The auto industry has also filed three federal suits challenging the validity of the rules, asking the courts to scrap the standards on grounds they require manufacturers to produce vehicles using too many different fuel efficiency standards. Lawyers for both sides presented arguments Monday before Judge Anthony Ishii, who is expected to issue a decision as soon as next week.

California can set its own vehicle pollution standards because it started regulating air pollution before the U.S. Environmental Protection Agency was created.

"It is undisputed that this regulation will lead to job losses - the only question is the magnitude," said Andrew Clubok, a lawyer in Washington for the Alliance of Automobile Manufacturers, an industry group that represents the 10 largest U.S. automakers.
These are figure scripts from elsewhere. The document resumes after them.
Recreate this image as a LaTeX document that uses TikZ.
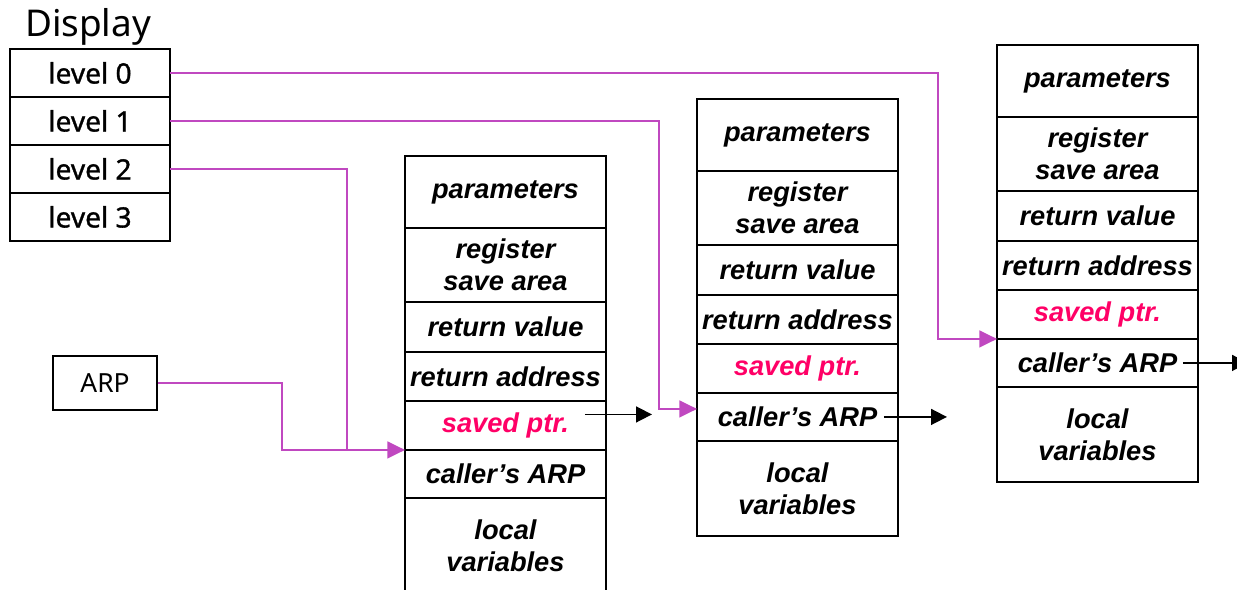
\documentclass[tikz,border=0pt]{standalone}
\usepackage{fontspec}
\setmainfont{Liberation Sans}
\newfontfamily\lvlfont{Noto Sans}[FakeBold=1.2]
\newfontfamily\dispfont{Noto Sans}
\usetikzlibrary{arrows.meta}
\definecolor{linkpink}{RGB}{192,72,192}
\definecolor{savedred}{RGB}{255,0,102}

\tikzset{
  cell/.style={draw, line width=1.3pt, minimum width=4.02cm, inner sep=0pt, outer sep=0pt, align=center, font=\fontsize{15.5}{18.2}\selectfont\bfseries\itshape},
  lvl/.style={draw, line width=1.3pt, minimum width=3.2cm, minimum height=0.96cm, inner sep=0pt, outer sep=0pt, font=\lvlfont\fontsize{16}{19}\selectfont},
  link/.style={linkpink, line width=1.1pt},
  ptr/.style={line width=1pt, -{Triangle[length=9pt,width=9pt]}},
}

\begin{document}
\begin{tikzpicture}[x=0.02cm,y=-0.02cm]
			\useasboundingbox (0,0) rectangle (1237,590);
			\clip (0,0) rectangle (1237,590);
			% display
			\node[font=\dispfont\fontsize{21}{26}\selectfont] (disp) at (88,27) {Display};
			\node[lvl, anchor=north west] (lv0) at (10,49) {level 0};
			\node[lvl, anchor=north] (lv1) at (lv0.south) {level 1};
			\node[lvl, anchor=north] (lv2) at (lv1.south) {level 2};
			\node[lvl, anchor=north] (lv3) at (lv2.south) {level 3};
			\node[draw, line width=1pt, minimum width=2.08cm, minimum height=1.08cm, font=\dispfont\fontsize{15}{17}\selectfont] (arp) at (105,383) {ARP};
			% activation records
			\foreach \s/\x/\y in {a/405/156, b/697/99, c/997/45} {
				\node[cell, minimum height=1.44cm, anchor=north west] (\s1) at (\x,\y) {parameters};
				\node[cell, minimum height=1.48cm, anchor=north] (\s2) at (\s1.south) {register\\save area};
				\node[cell, minimum height=1cm, anchor=north] (\s3) at (\s2.south) {return value};
				\node[cell, minimum height=0.98cm, anchor=north] (\s4) at (\s3.south) {return address};
				\node[cell, minimum height=0.98cm, anchor=north, text=savedred] (\s5) at (\s4.south) {saved ptr.};
				\node[cell, minimum height=0.96cm, anchor=north] (\s6) at (\s5.south) {caller’s ARP};
				\node[cell, minimum height=1.9cm, anchor=north] (\s7) at (\s6.south) {local\\variables};
			}
			% display links
			\draw[link, -{Triangle[length=10pt,width=9.5pt]}] (lv0.east) -- ++(768,0) |- (c5.south west);
			\draw[link, -{Triangle[length=10pt,width=9.5pt]}] (lv1.east) -- ++(489,0) |- ([yshift=-0.32cm]b6.north west);
			\coordinate (join) at ([xshift=-1.16cm]a6.north west);
			\draw[link] (lv2.east) -| (join);
			\draw[link, -{Triangle[length=10pt,width=9.5pt]}] (arp.east) -- ++(124,0) |- (a6.north west);
			% caller pointers
			\draw[ptr] ([xshift=-0.42cm,yshift=0.22cm]a5.east) -- ++(1.34cm,0);
			\draw[ptr] ([xshift=-0.28cm]b6.east) -- ++(1.26cm,0);
			\draw[ptr] ([xshift=-0.3cm]c6.east) -- ++(1.3cm,0);
		\end{tikzpicture}
\end{document}
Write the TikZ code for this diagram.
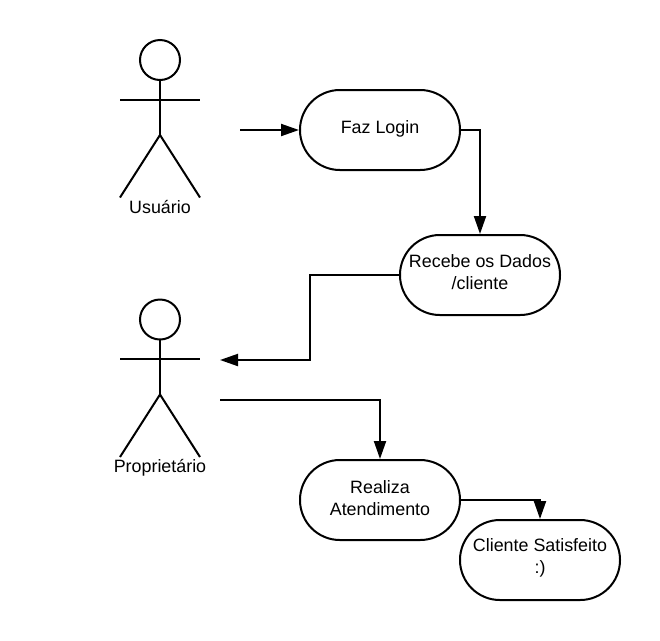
\documentclass[tikz,border=0pt]{standalone}
\usepackage{fontspec}
\setmainfont{Liberation Sans}
\usetikzlibrary{arrows.meta}
\tikzset{
  px/.style={x=0.75pt,y=-0.75pt},
  act/.style={draw=black,line width=1.5pt,rounded corners=29.9pt,minimum width=120pt,minimum height=60pt,inner sep=0pt,fill=white},
  txt/.style={align=center,font=\fontsize{13.4pt}{16.4pt}\selectfont,inner sep=0pt,text=black},
  conn/.style={draw=black,line width=1.5pt,-{Triangle[length=13.5pt,width=9pt]}},
  limb/.style={draw=black,line width=1.5pt},
  lbl/.style={font=\fontsize{13.4pt}{16.4pt}\selectfont,inner sep=0pt,text=black}
}
\newcommand{\stick}[2]{%
  \begin{scope}[shift={(#1,#2)}]
    \draw[limb] (0,0) circle (15pt);
    \draw[limb] (0,20) -- (0,75);
    \draw[limb] (-40,39.5) -- (40,39.5);
    \draw[limb] (-40,137.5) -- (0,75) -- (40,137.5);
  \end{scope}}
\begin{document}
\begin{tikzpicture}[px]
\useasboundingbox (0,0) rectangle (660,640);
\stick{160}{60}
\stick{160}{319.5}
\node[lbl] (u) at (160,207) {Usuário};
\node[lbl] (p) at (160,467.5) {Proprietário};
\node[act,label={[txt,yshift=0.7pt]center:Faz Login}] (login) at (380,130) {};
\node[act,label={[txt,yshift=2.2pt]center:Recebe os Dados\\/cliente}] (dados) at (480,275) {};
\node[act,label={[txt,yshift=1.5pt]center:Realiza\\Atendimento}] (real) at (380,500) {};
\node[act,label={[txt,yshift=1.5pt]center:Cliente Satisfeito\\:)}] (sat) at (540,560) {};
\coordinate (a1) at (240,130);
\coordinate (a2) at (220,360);
\coordinate (a3) at (220,400);
\draw[conn] (a1) -- (login.west);
\draw[conn] (login.east) -- (480,130) -- (dados.north);
\draw[conn] (dados.west) -- (310,275) -- (310,360) -- (a2);
\draw[conn] (a3) -- (380,400) -- (real.north);
\draw[conn] (real.east) -- (540,500) -- (sat.north);
\end{tikzpicture}
\end{document}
California cannot enforce its tailpipe rules for cars sold in the state until it gets a waiver from the Environmental Protection Agency exempting it from national greenhouse gas pollution standards set under the federal Clean Air Act. California and 14 other states sued the agency this month, saying that the waiver was crucial to meeting the provisions of a separate state global warming law that seeks to reduce those emissions statewide 25 percent by 2020.

"The auto companies are waging an all-out assault on the state of California," said Jerry Brown, the attorney general of California, in an interview.

Whistle-blower files lawsuit

An employee at a California plant run jointly by General Motors and Toyota is accusing her managers of allowing serious defects to go unchecked, including faulty seat belts and braking, and retaliating when she resisted, according to a lawsuit filed this month, The Associated Press reported from Tokyo.

In the case, before Alameda County Superior Court in California, Katy Cameron, a certified auditor at the joint venture, charged that management had routinely deleted or downgraded defects from her reports on vehicles since 2005. Toyota in Japan declined comment on the lawsuit, saying it was still looking into the allegations.